Anyway, on to image.
I can’t think of anyone who was more image conscious than me when I was younger.
I wanted desperately to be cool, to be liked, to fit in, to be something I wasn’t. I think this really kicked in when I hit high school, but it was always there in some form or another.
I could go into what this looked like, but suffice it to say that at some point I landed on wanting to be bad, but I wasn’t really bad, so I had to act out in ways that didn’t suit me and make up stories for the things I wasn’t willing or was too scared to do. The problem with all of this was that over time, I did start to evolve into a genuine asshole.
As the years went by, I turned another direction and needed people to see me as perfect, as not having any negative traits, as having it all figured out. This isn’t really any better than anything else, but it carries fewer social consequences. It’s unsustainable though, because it’s not real.
It’s a weird thing we go through as humans, this need to have other humans see us in some certain way.
We all have it to some degree, even the most realized and confident of us. We have this idea that we need to have some control over what someone else sees and thinks when they look at us.
I suppose that this is another one of those things wired into us on a deep level.
We are a social species, and we don’t survive well without other members of our species.

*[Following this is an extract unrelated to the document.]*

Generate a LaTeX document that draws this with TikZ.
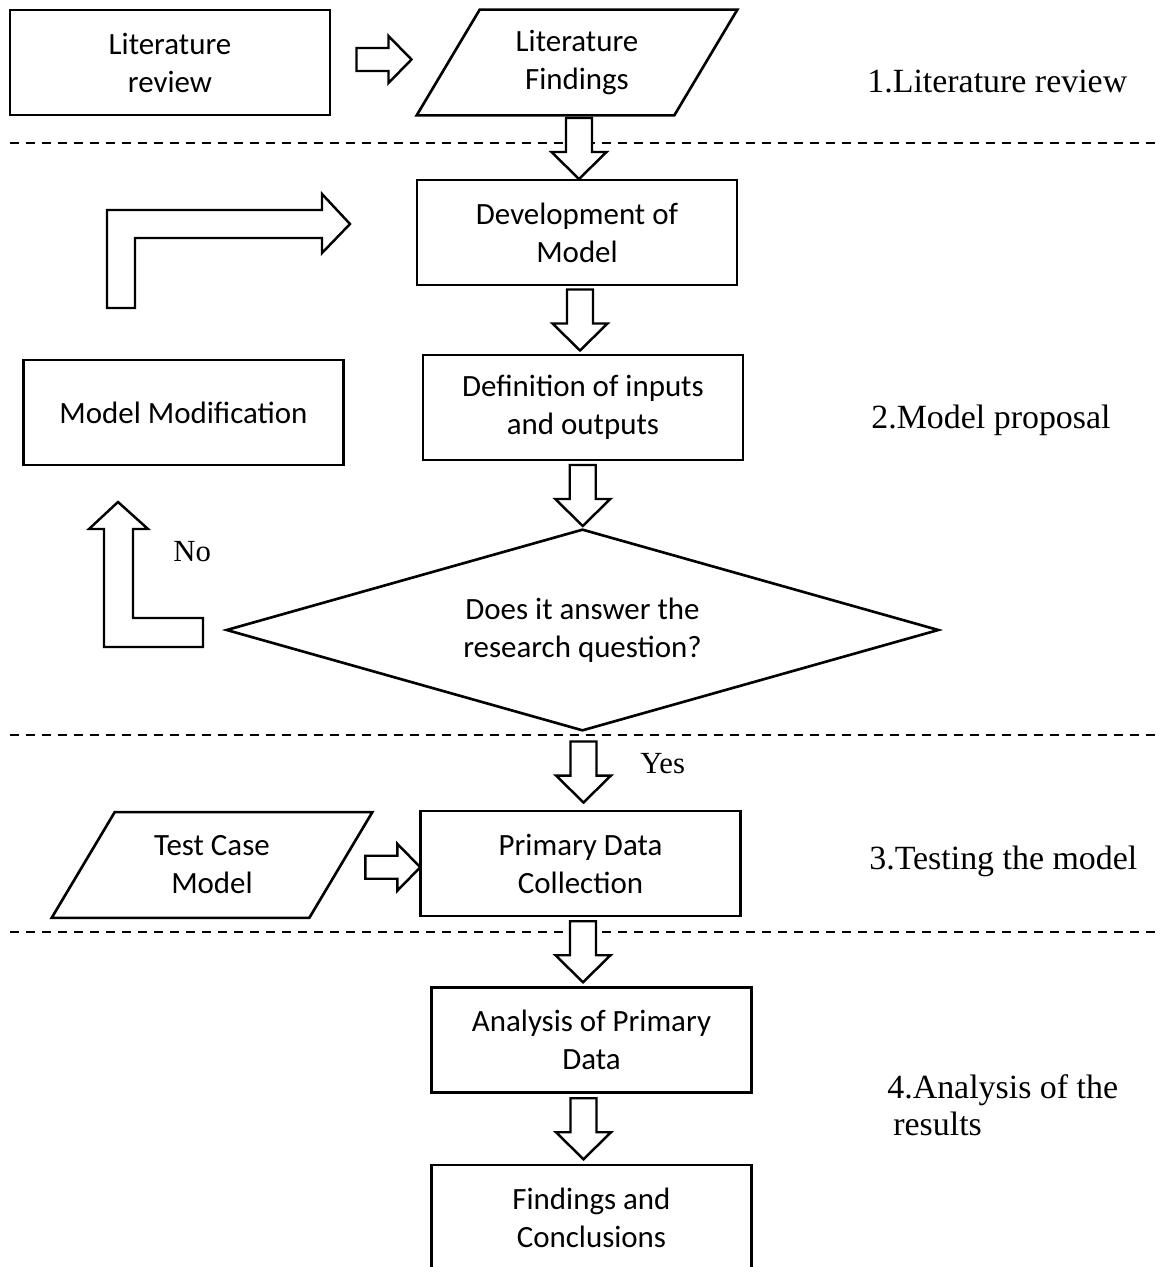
\documentclass[tikz,border=0pt]{standalone}
\usepackage{fontspec}
\setmainfont{Carlito}
\newfontfamily\phasefont{Liberation Serif}
\usetikzlibrary{calc}

\tikzset{
  boxtext/.style={font=\fontsize{17.6}{21.6}\selectfont},
  outline/.style={draw,line width=1.5pt,line join=miter},
  stage/.style={boxtext,outline,minimum width=6.4cm,minimum height=2.1cm,
    align=center,inner sep=0pt},
  % text area of an input/output step; its slanted outline is drawn afterwards
  dataio/.style={boxtext,minimum width=6.4cm,minimum height=2.1cm,align=center,inner sep=0pt},
  % text area of the decision; its diamond outline is drawn afterwards
  decision/.style={boxtext,minimum width=14.22cm,minimum height=4cm,align=center,inner sep=0pt},
  phase/.style={font=\phasefont\fontsize{19.3}{21.6}\selectfont,anchor=base west,inner sep=0pt},
  answer/.style={font=\phasefont\fontsize{17.5}{21.6}\selectfont,anchor=base west,inner sep=0pt},
  divider/.style={line width=1.1pt,dash pattern=on 0.18cm off 0.14cm},
  blk/.style={draw,line width=1.4pt,fill=white,line join=miter},
  pics/downblk/.style={code={
    \draw[blk] (0,30.5) -- (-27.5,3.5) -- (-13,3.5) -- (-13,-30.5) -- (13,-30.5)
      -- (13,3.5) -- (27.5,3.5) -- cycle;}},
  pics/rightblk/.style={code={
    \draw[blk] (27.5,0) -- (4.5,-23.5) -- (4.5,-11.5) -- (-27.5,-11.5) -- (-27.5,11.5)
      -- (4.5,11.5) -- (4.5,23.5) -- cycle;}},
}
% slanted outline of an input/output step
\newcommand\slantframe[1]{%
  \draw[outline] (#1.south west) -- ($(#1.north west)+(63,0)$) -- (#1.north east)
    -- ($(#1.south east)+(-63,0)$) -- cycle;}

\begin{document}
\begin{tikzpicture}[x=0.02cm,y=-0.02cm]
  \path[use as bounding box] (0,0) rectangle (1161,1267);
  \fill[white] (0,0) rectangle (1161,1267);
  \clip (0,0) rectangle (1161,1267);

  % phase dividers
  \draw[divider] (10,143) -- (1161,143);
  \draw[divider] (10,735) -- (1161,735);
  \draw[divider] (10,932) -- (1161,932);

  % process steps
  \node[stage]  (litrev)   at (170,62.5)    {Literature\\review};
  \node[dataio] (litfind)  at (577,62.5)    {Literature\\Findings};
  \node[stage]  (develop)  at (577,232.5)   {Development of\\Model};
  \node[stage]  (define)   at (583,407.5)   {Definition of inputs\\and outputs};
  \node[stage]  (modify)   at (183.5,412.5) {Model Modification};
  \node[decision] (answers) at (582.5,630)  {Does it answer the\\research question?};
  \node[stage]  (collect)  at (580.5,863.5) {Primary Data\\Collection};
  \node[dataio] (testcase) at (212,865)     {Test Case\\Model};
  \node[stage]  (analyse)  at (591.5,1040)  {Analysis of Primary\\Data};
  \node[stage]  (findings) at (591.5,1217.5){Findings and\\Conclusions};

  \slantframe{litfind}
  \slantframe{testcase}
  \draw[outline] (answers.west) -- (answers.north) -- (answers.east) -- (answers.south) -- cycle;

  % block arrows between steps
  \pic at ($(litrev.east)!0.5!(litfind.west)+(10,-3)$) {rightblk};
  \pic at ($(litfind.south)!0.5!(develop.north)+(2,1.5)$) {downblk};
  \pic at ($(develop.south)!0.5!(define.north)$) {downblk};
  \pic at ($(define.south)!0.5!(answers.north)$) {downblk};
  \pic at ($(answers.south)!0.5!(collect.north)+(2,2)$) {downblk};
  \pic at ($(testcase.east)!0.5!(collect.west)+(-3,3)$) {rightblk};
  \pic at ($(collect.south)!0.5!(analyse.north)+(-3,0)$) {downblk};
  \pic at ($(analyse.south)!0.5!(findings.north)+(-8,0)$) {downblk};

  % feedback loop: "No" back to model modification, then on to development
  \draw[blk] (118,502) -- (148,529) -- (133,529) -- (133,618) -- (203,618)
    -- (203,647) -- (104,647) -- (104,529) -- (89,529) -- cycle;
  \draw[blk] (107,308) -- (107,210) -- (322,210) -- (322,194) -- (350,224)
    -- (322,253) -- (322,238) -- (135,238) -- (135,308) -- cycle;

  \node[answer] (no)  at (173,561) {No};
  \node[answer] (yes) at (640,773) {Yes};

  % phase labels
  \node[phase] (ph1)  at (867,93)   {1.Literature review};
  \node[phase] (ph2)  at (871,428)  {2.Model proposal};
  \node[phase] (ph3)  at (869,869)  {3.Testing the model};
  \node[phase] (ph4a) at (887,1098) {4.Analysis of the};
  \node[phase] (ph4b) at (893,1135) {results};
\end{tikzpicture}
\end{document}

Drop a human into the woods all by themselves and they generally don’t survive. Drop a lot of us and we will probably find a way to build a town with a bar before too long. The need to be seen as useful and competent is a strong one.
Because of this, we try to craft our identities and our image, but this rarely goes well if they do not have some resonance with reality.
If they do not fit our actual experience as people and our internal condition, other people sense this, and they do not respond as we want them to. If we are not careful, this can send us into a spiral of trying to fix our image, to shore up our identity.
When it all comes down, the easiest thing we can do is be ourselves, no matter who that might be.
I know people who are real jerkoffs who are hard not to like because they are so genuine while super “nice guys” are left out in the cold because you can tell it’s just not real. If there is something truly unacceptable about ourselves, we need to look at actually changing that instead of trying to create a facade that hides it.
Who would you be if you didn’t care what anyone else thought?
Who are you before you put on all the masks you think people want to see?